Ottosen further states that Smid said this at a time when Smid clearly was aware he had strong suicidal feelings and was going through periods of extreme depression, guilt and loneliness.
Ottosen recalls his depression had been building for several months during his second year at LIA, primarily because of a warm and emotional relationship he was experiencing with another group member. "It wasn’t sexual at all, but it was strictly forbidden and I was kept from even talking to him for several months."
Also, earlier in July, "Another house member, who was in his fourth year with the group and in a position of authority, became depressed and attempted suicide" and was sent away for observation. "He was taken from his position of leadership and then he just kind of disappeared." Ottosen admits that he too, within a few months was at point where he had never been before. "I couldn’t work. I couldn’t sleep. I couldn’t do anything."
It is bad enough that this man is counseling gay adults who go to him of their own free will. But John Smid is determined to expand his program for gay youth, dragging in more and more of them against their will, to be taught to hate themselves for what they are.
They will be kids who have already gone through one of life’s most traumatic moments – coming out to parents who have reacted in shame and anger. Smid will take these already wounded and bleeding kids, and in essence try his almighty best to rip their hearts out of them, tell them that its all their fault, make them believe that they are broken, make them ashamed and deeply afraid of their inner selves, in the hope, the earnest hope, that they will never know what it is to love another person whole heartedly. And I don’t think even the suicide of one of his teenaged clients will be enough to make him stop. Shame is for his clients. Smid is on a mission from god, and gods don’t feel shame.
We will be gathering Monday, June 5th at the Love In Action HQ on at 4780 Yale Road in Memphis, Tennessee. There will be two protests: one from 8:30am until 10:00am, and another from 4:00pm until 5:30pm. If you can be peaceful and respectful, please come. Come to support the young ones silently walking the walk of shame. Come to support the survivors bearing witness. Come in the name of love. Show the world what love in action looks like.
October 27th, 2006 at 3:29 am
I, having been a client at LIA (March, 2005), would like to know some of Lance’s horrendous experiences caused by his time there. My experience, while painful because of the nature of my issues, was also rewarding and beneficial. My time there was foundational and the impetus for my recovery.

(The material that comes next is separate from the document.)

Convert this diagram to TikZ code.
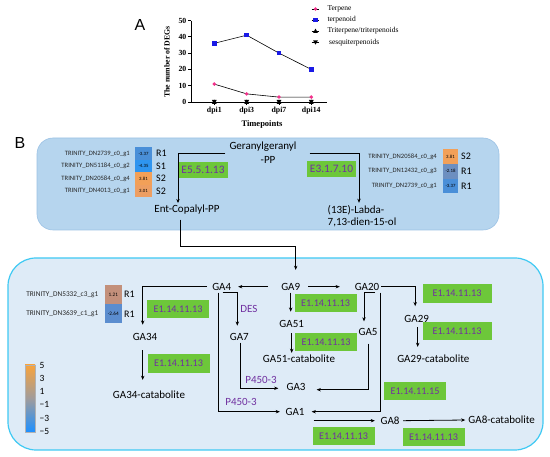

I speak on behalf of LIA, not only because I believe in what they’re doing, but also because I care a great deal about John Smid and the LIA staff. Zach Stark’s opinion of “reparative therapy,” as it’s being dubbed, variegated a great deal after his experience at LIA. “Love In Action has been misrepresented and what I have posted in my blogs has been taken out of perpective and context,” as Zach is quoted at 365gay.com on 8-1-05. My question to Lance is this: What specific occurrences at LIA made your experience so horrendous?